### What the task requires
Omit all pictures, then retype the data exactly as given.

### Provided data
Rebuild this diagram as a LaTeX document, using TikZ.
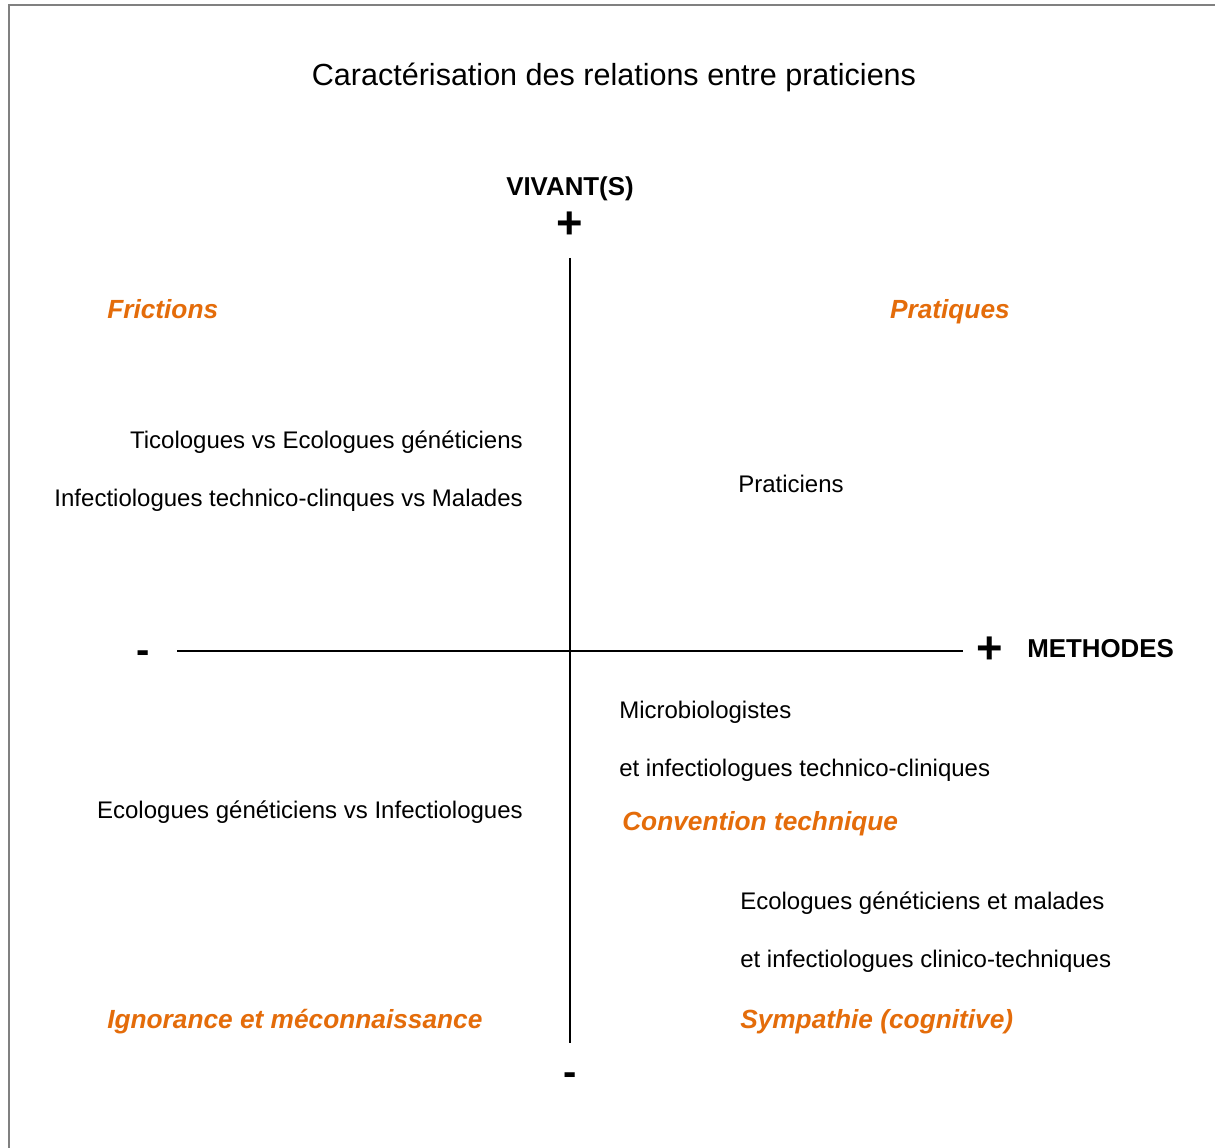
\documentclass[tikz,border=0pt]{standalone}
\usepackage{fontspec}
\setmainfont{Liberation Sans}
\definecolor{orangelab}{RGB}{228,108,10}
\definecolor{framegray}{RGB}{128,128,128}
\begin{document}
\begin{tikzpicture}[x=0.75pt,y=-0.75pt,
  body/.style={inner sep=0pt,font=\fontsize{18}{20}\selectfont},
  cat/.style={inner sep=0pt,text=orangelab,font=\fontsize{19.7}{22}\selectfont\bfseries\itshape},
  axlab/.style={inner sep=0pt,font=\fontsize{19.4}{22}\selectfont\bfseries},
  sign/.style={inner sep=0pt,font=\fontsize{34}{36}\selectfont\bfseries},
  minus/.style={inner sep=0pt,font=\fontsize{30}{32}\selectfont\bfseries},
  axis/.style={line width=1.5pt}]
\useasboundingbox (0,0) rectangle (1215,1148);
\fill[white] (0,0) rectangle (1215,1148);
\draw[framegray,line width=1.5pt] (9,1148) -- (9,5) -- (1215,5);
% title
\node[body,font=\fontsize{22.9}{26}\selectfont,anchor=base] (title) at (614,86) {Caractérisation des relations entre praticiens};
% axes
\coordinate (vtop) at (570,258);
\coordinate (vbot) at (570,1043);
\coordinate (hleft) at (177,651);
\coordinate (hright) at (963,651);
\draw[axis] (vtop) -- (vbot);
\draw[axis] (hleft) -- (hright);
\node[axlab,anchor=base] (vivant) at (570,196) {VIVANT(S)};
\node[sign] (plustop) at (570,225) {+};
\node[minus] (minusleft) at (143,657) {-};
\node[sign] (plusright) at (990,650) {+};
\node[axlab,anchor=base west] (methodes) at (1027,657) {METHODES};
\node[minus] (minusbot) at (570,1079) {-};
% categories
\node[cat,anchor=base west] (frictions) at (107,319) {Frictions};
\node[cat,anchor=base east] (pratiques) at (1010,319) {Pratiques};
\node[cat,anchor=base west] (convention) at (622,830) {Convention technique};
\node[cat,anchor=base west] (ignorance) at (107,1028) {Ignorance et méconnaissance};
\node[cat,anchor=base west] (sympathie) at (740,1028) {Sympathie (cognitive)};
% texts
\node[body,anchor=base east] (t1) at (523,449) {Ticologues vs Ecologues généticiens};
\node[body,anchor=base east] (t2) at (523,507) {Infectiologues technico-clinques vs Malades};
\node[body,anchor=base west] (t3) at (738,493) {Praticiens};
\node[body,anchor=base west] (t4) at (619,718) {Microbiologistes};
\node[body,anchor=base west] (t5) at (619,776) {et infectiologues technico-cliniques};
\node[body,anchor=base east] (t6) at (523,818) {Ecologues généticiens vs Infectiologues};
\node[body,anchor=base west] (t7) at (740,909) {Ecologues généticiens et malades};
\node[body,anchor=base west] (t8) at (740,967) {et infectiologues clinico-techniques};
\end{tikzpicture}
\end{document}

### The answer
Rebuild this diagram as a LaTeX document, using TikZ.
\documentclass[tikz,border=0pt]{standalone}
\usepackage{fontspec}
\setmainfont{Liberation Sans}
\definecolor{orangelab}{RGB}{228,108,10}
\definecolor{framegray}{RGB}{128,128,128}
\begin{document}
\begin{tikzpicture}[x=0.75pt,y=-0.75pt,
  body/.style={inner sep=0pt,font=\fontsize{18}{20}\selectfont},
  cat/.style={inner sep=0pt,text=orangelab,font=\fontsize{19.7}{22}\selectfont\bfseries\itshape},
  axlab/.style={inner sep=0pt,font=\fontsize{19.4}{22}\selectfont\bfseries},
  sign/.style={inner sep=0pt,font=\fontsize{34}{36}\selectfont\bfseries},
  minus/.style={inner sep=0pt,font=\fontsize{30}{32}\selectfont\bfseries},
  axis/.style={line width=1.5pt}]
\useasboundingbox (0,0) rectangle (1215,1148);
\fill[white] (0,0) rectangle (1215,1148);
\draw[framegray,line width=1.5pt] (9,1148) -- (9,5) -- (1215,5);
% title
\node[body,font=\fontsize{22.9}{26}\selectfont,anchor=base] (title) at (614,86) {Caractérisation des relations entre praticiens};
% axes
\coordinate (vtop) at (570,258);
\coordinate (vbot) at (570,1043);
\coordinate (hleft) at (177,651);
\coordinate (hright) at (963,651);
\draw[axis] (vtop) -- (vbot);
\draw[axis] (hleft) -- (hright);
\node[axlab,anchor=base] (vivant) at (570,196) {VIVANT(S)};
\node[sign] (plustop) at (570,225) {+};
\node[minus] (minusleft) at (143,657) {-};
\node[sign] (plusright) at (990,650) {+};
\node[axlab,anchor=base west] (methodes) at (1027,657) {METHODES};
\node[minus] (minusbot) at (570,1079) {-};
% categories
\node[cat,anchor=base west] (frictions) at (107,319) {Frictions};
\node[cat,anchor=base east] (pratiques) at (1010,319) {Pratiques};
\node[cat,anchor=base west] (convention) at (622,830) {Convention technique};
\node[cat,anchor=base west] (ignorance) at (107,1028) {Ignorance et méconnaissance};
\node[cat,anchor=base west] (sympathie) at (740,1028) {Sympathie (cognitive)};
% texts
\node[body,anchor=base east] (t1) at (523,449) {Ticologues vs Ecologues généticiens};
\node[body,anchor=base east] (t2) at (523,507) {Infectiologues technico-clinques vs Malades};
\node[body,anchor=base west] (t3) at (738,493) {Praticiens};
\node[body,anchor=base west] (t4) at (619,718) {Microbiologistes};
\node[body,anchor=base west] (t5) at (619,776) {et infectiologues technico-cliniques};
\node[body,anchor=base east] (t6) at (523,818) {Ecologues généticiens vs Infectiologues};
\node[body,anchor=base west] (t7) at (740,909) {Ecologues généticiens et malades};
\node[body,anchor=base west] (t8) at (740,967) {et infectiologues clinico-techniques};
\end{tikzpicture}
\end{document}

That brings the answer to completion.